Each record below should be output verbatim, without pictures.

Records from a dataset:
* START *

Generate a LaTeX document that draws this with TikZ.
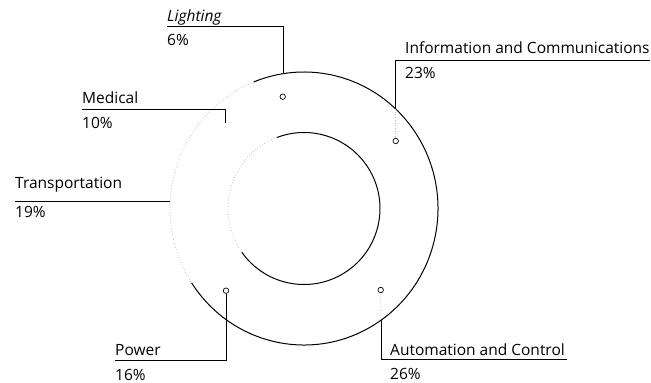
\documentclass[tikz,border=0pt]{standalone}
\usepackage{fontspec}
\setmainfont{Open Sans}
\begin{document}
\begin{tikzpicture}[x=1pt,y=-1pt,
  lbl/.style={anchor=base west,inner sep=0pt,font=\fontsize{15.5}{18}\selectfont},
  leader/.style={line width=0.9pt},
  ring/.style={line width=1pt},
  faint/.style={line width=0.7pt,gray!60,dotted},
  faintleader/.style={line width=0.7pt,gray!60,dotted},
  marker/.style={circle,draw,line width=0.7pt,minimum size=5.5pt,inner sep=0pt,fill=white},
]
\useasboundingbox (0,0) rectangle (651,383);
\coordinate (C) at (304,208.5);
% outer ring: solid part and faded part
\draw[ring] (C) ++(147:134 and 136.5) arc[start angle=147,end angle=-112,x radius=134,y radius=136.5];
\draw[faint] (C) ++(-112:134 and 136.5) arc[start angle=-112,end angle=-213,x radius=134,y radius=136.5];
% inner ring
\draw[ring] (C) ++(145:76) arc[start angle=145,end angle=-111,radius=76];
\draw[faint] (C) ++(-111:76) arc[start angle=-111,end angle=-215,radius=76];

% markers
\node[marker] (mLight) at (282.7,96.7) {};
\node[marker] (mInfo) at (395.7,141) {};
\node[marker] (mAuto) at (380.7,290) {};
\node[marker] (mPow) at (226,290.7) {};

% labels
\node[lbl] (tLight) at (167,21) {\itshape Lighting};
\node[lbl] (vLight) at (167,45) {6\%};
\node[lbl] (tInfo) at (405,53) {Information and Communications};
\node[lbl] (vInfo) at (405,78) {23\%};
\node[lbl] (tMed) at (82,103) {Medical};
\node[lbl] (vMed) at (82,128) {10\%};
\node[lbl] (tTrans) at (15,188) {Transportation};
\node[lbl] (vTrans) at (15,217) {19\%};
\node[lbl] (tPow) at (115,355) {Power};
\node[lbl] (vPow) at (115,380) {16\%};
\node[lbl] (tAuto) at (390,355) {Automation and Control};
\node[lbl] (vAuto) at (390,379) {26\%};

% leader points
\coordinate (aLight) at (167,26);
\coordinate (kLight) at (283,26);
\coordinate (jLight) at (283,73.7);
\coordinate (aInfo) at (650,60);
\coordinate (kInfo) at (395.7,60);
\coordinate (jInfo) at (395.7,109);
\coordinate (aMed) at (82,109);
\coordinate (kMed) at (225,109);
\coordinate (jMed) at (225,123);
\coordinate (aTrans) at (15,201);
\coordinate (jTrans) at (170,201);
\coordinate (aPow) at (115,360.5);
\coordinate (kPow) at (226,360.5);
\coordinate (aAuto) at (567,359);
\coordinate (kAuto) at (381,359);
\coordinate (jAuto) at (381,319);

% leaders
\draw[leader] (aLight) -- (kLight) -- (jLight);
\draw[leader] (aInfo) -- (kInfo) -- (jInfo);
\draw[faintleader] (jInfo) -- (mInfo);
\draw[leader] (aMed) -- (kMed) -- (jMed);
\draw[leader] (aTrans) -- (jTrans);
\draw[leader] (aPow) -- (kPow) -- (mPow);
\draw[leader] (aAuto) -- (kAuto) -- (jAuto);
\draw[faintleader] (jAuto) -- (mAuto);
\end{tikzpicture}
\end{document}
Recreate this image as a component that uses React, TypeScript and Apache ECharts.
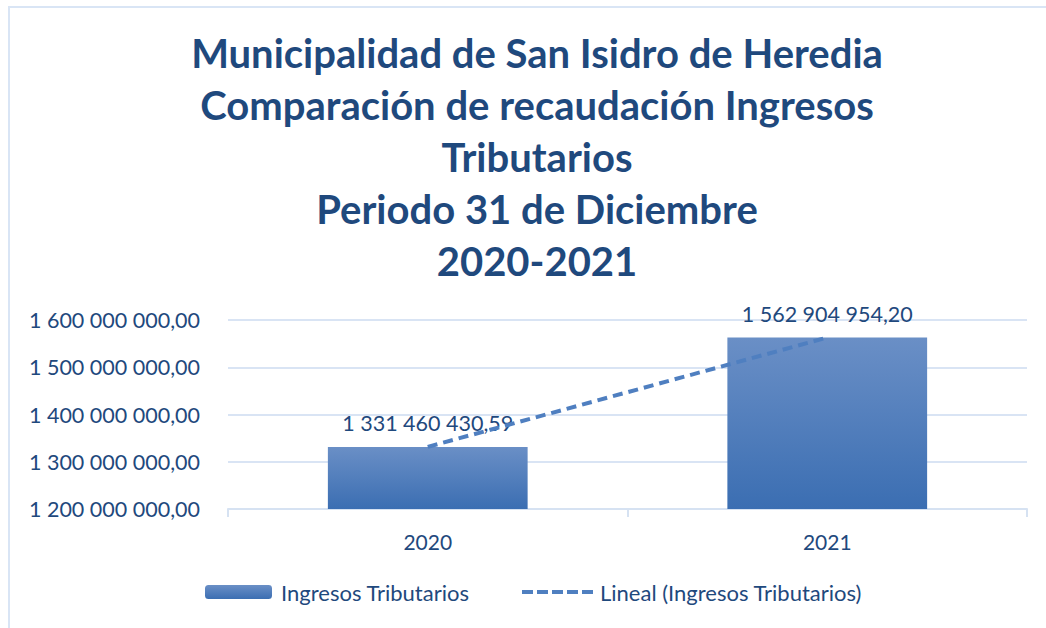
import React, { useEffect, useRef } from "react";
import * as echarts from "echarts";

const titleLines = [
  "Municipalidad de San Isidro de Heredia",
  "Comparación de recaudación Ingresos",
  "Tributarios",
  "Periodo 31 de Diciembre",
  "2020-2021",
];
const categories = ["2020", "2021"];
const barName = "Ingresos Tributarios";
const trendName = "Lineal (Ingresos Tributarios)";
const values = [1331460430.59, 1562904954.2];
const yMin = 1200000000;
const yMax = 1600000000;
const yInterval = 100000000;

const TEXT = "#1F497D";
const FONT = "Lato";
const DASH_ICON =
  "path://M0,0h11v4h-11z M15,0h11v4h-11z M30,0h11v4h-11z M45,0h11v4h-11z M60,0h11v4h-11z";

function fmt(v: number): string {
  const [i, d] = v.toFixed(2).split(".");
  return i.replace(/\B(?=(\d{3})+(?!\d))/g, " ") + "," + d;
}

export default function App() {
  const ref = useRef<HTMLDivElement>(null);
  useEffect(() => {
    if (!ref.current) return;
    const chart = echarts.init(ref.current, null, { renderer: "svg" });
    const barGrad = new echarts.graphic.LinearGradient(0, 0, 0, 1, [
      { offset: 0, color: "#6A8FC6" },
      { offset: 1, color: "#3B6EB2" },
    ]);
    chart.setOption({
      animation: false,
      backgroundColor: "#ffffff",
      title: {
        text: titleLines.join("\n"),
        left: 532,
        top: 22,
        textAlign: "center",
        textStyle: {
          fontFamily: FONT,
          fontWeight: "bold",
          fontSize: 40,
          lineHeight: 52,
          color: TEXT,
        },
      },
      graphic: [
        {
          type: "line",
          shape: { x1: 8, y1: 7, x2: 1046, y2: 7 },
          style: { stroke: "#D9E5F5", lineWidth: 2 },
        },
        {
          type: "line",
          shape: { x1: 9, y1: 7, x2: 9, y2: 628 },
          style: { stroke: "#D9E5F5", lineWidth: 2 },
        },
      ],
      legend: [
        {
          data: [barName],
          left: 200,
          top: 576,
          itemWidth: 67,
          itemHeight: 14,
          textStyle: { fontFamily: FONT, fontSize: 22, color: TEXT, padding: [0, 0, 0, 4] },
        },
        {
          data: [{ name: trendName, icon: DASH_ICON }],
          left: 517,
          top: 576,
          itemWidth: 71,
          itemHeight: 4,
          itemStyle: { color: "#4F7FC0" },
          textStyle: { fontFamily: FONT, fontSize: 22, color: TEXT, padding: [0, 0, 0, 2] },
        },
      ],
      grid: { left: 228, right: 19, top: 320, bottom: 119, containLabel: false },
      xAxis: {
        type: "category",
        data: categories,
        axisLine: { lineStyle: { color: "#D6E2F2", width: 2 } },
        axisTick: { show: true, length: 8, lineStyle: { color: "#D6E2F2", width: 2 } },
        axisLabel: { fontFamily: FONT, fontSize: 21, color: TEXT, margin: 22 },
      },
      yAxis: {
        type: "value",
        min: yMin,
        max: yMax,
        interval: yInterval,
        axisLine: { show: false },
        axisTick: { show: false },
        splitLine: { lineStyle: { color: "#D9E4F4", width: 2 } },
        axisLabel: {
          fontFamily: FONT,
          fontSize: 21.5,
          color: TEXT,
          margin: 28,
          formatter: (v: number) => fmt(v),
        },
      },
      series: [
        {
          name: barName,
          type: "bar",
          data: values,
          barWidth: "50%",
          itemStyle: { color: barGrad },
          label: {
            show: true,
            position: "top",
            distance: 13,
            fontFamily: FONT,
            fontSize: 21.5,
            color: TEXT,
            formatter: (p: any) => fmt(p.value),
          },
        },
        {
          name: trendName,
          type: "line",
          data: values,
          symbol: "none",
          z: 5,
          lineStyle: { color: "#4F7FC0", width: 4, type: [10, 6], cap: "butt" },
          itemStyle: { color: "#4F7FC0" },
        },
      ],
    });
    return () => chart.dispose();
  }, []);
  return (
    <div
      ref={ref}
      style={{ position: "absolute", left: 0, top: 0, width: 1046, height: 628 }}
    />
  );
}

* END *

Exercise response:
Generate a LaTeX document that draws this with TikZ.
\documentclass[tikz,border=0pt]{standalone}
\usepackage{fontspec}
\setmainfont{Open Sans}
\begin{document}
\begin{tikzpicture}[x=1pt,y=-1pt,
  lbl/.style={anchor=base west,inner sep=0pt,font=\fontsize{15.5}{18}\selectfont},
  leader/.style={line width=0.9pt},
  ring/.style={line width=1pt},
  faint/.style={line width=0.7pt,gray!60,dotted},
  faintleader/.style={line width=0.7pt,gray!60,dotted},
  marker/.style={circle,draw,line width=0.7pt,minimum size=5.5pt,inner sep=0pt,fill=white},
]
\useasboundingbox (0,0) rectangle (651,383);
\coordinate (C) at (304,208.5);
% outer ring: solid part and faded part
\draw[ring] (C) ++(147:134 and 136.5) arc[start angle=147,end angle=-112,x radius=134,y radius=136.5];
\draw[faint] (C) ++(-112:134 and 136.5) arc[start angle=-112,end angle=-213,x radius=134,y radius=136.5];
% inner ring
\draw[ring] (C) ++(145:76) arc[start angle=145,end angle=-111,radius=76];
\draw[faint] (C) ++(-111:76) arc[start angle=-111,end angle=-215,radius=76];

% markers
\node[marker] (mLight) at (282.7,96.7) {};
\node[marker] (mInfo) at (395.7,141) {};
\node[marker] (mAuto) at (380.7,290) {};
\node[marker] (mPow) at (226,290.7) {};

% labels
\node[lbl] (tLight) at (167,21) {\itshape Lighting};
\node[lbl] (vLight) at (167,45) {6\%};
\node[lbl] (tInfo) at (405,53) {Information and Communications};
\node[lbl] (vInfo) at (405,78) {23\%};
\node[lbl] (tMed) at (82,103) {Medical};
\node[lbl] (vMed) at (82,128) {10\%};
\node[lbl] (tTrans) at (15,188) {Transportation};
\node[lbl] (vTrans) at (15,217) {19\%};
\node[lbl] (tPow) at (115,355) {Power};
\node[lbl] (vPow) at (115,380) {16\%};
\node[lbl] (tAuto) at (390,355) {Automation and Control};
\node[lbl] (vAuto) at (390,379) {26\%};

% leader points
\coordinate (aLight) at (167,26);
\coordinate (kLight) at (283,26);
\coordinate (jLight) at (283,73.7);
\coordinate (aInfo) at (650,60);
\coordinate (kInfo) at (395.7,60);
\coordinate (jInfo) at (395.7,109);
\coordinate (aMed) at (82,109);
\coordinate (kMed) at (225,109);
\coordinate (jMed) at (225,123);
\coordinate (aTrans) at (15,201);
\coordinate (jTrans) at (170,201);
\coordinate (aPow) at (115,360.5);
\coordinate (kPow) at (226,360.5);
\coordinate (aAuto) at (567,359);
\coordinate (kAuto) at (381,359);
\coordinate (jAuto) at (381,319);

% leaders
\draw[leader] (aLight) -- (kLight) -- (jLight);
\draw[leader] (aInfo) -- (kInfo) -- (jInfo);
\draw[faintleader] (jInfo) -- (mInfo);
\draw[leader] (aMed) -- (kMed) -- (jMed);
\draw[leader] (aTrans) -- (jTrans);
\draw[leader] (aPow) -- (kPow) -- (mPow);
\draw[leader] (aAuto) -- (kAuto) -- (jAuto);
\draw[faintleader] (jAuto) -- (mAuto);
\end{tikzpicture}
\end{document}
Recreate this image as a component that uses React, TypeScript and Apache ECharts.
import React, { useEffect, useRef } from "react";
import * as echarts from "echarts";

const titleLines = [
  "Municipalidad de San Isidro de Heredia",
  "Comparación de recaudación Ingresos",
  "Tributarios",
  "Periodo 31 de Diciembre",
  "2020-2021",
];
const categories = ["2020", "2021"];
const barName = "Ingresos Tributarios";
const trendName = "Lineal (Ingresos Tributarios)";
const values = [1331460430.59, 1562904954.2];
const yMin = 1200000000;
const yMax = 1600000000;
const yInterval = 100000000;

const TEXT = "#1F497D";
const FONT = "Lato";
const DASH_ICON =
  "path://M0,0h11v4h-11z M15,0h11v4h-11z M30,0h11v4h-11z M45,0h11v4h-11z M60,0h11v4h-11z";

function fmt(v: number): string {
  const [i, d] = v.toFixed(2).split(".");
  return i.replace(/\B(?=(\d{3})+(?!\d))/g, " ") + "," + d;
}

export default function App() {
  const ref = useRef<HTMLDivElement>(null);
  useEffect(() => {
    if (!ref.current) return;
    const chart = echarts.init(ref.current, null, { renderer: "svg" });
    const barGrad = new echarts.graphic.LinearGradient(0, 0, 0, 1, [
      { offset: 0, color: "#6A8FC6" },
      { offset: 1, color: "#3B6EB2" },
    ]);
    chart.setOption({
      animation: false,
      backgroundColor: "#ffffff",
      title: {
        text: titleLines.join("\n"),
        left: 532,
        top: 22,
        textAlign: "center",
        textStyle: {
          fontFamily: FONT,
          fontWeight: "bold",
          fontSize: 40,
          lineHeight: 52,
          color: TEXT,
        },
      },
      graphic: [
        {
          type: "line",
          shape: { x1: 8, y1: 7, x2: 1046, y2: 7 },
          style: { stroke: "#D9E5F5", lineWidth: 2 },
        },
        {
          type: "line",
          shape: { x1: 9, y1: 7, x2: 9, y2: 628 },
          style: { stroke: "#D9E5F5", lineWidth: 2 },
        },
      ],
      legend: [
        {
          data: [barName],
          left: 200,
          top: 576,
          itemWidth: 67,
          itemHeight: 14,
          textStyle: { fontFamily: FONT, fontSize: 22, color: TEXT, padding: [0, 0, 0, 4] },
        },
        {
          data: [{ name: trendName, icon: DASH_ICON }],
          left: 517,
          top: 576,
          itemWidth: 71,
          itemHeight: 4,
          itemStyle: { color: "#4F7FC0" },
          textStyle: { fontFamily: FONT, fontSize: 22, color: TEXT, padding: [0, 0, 0, 2] },
        },
      ],
      grid: { left: 228, right: 19, top: 320, bottom: 119, containLabel: false },
      xAxis: {
        type: "category",
        data: categories,
        axisLine: { lineStyle: { color: "#D6E2F2", width: 2 } },
        axisTick: { show: true, length: 8, lineStyle: { color: "#D6E2F2", width: 2 } },
        axisLabel: { fontFamily: FONT, fontSize: 21, color: TEXT, margin: 22 },
      },
      yAxis: {
        type: "value",
        min: yMin,
        max: yMax,
        interval: yInterval,
        axisLine: { show: false },
        axisTick: { show: false },
        splitLine: { lineStyle: { color: "#D9E4F4", width: 2 } },
        axisLabel: {
          fontFamily: FONT,
          fontSize: 21.5,
          color: TEXT,
          margin: 28,
          formatter: (v: number) => fmt(v),
        },
      },
      series: [
        {
          name: barName,
          type: "bar",
          data: values,
          barWidth: "50%",
          itemStyle: { color: barGrad },
          label: {
            show: true,
            position: "top",
            distance: 13,
            fontFamily: FONT,
            fontSize: 21.5,
            color: TEXT,
            formatter: (p: any) => fmt(p.value),
          },
        },
        {
          name: trendName,
          type: "line",
          data: values,
          symbol: "none",
          z: 5,
          lineStyle: { color: "#4F7FC0", width: 4, type: [10, 6], cap: "butt" },
          itemStyle: { color: "#4F7FC0" },
        },
      ],
    });
    return () => chart.dispose();
  }, []);
  return (
    <div
      ref={ref}
      style={{ position: "absolute", left: 0, top: 0, width: 1046, height: 628 }}
    />
  );
}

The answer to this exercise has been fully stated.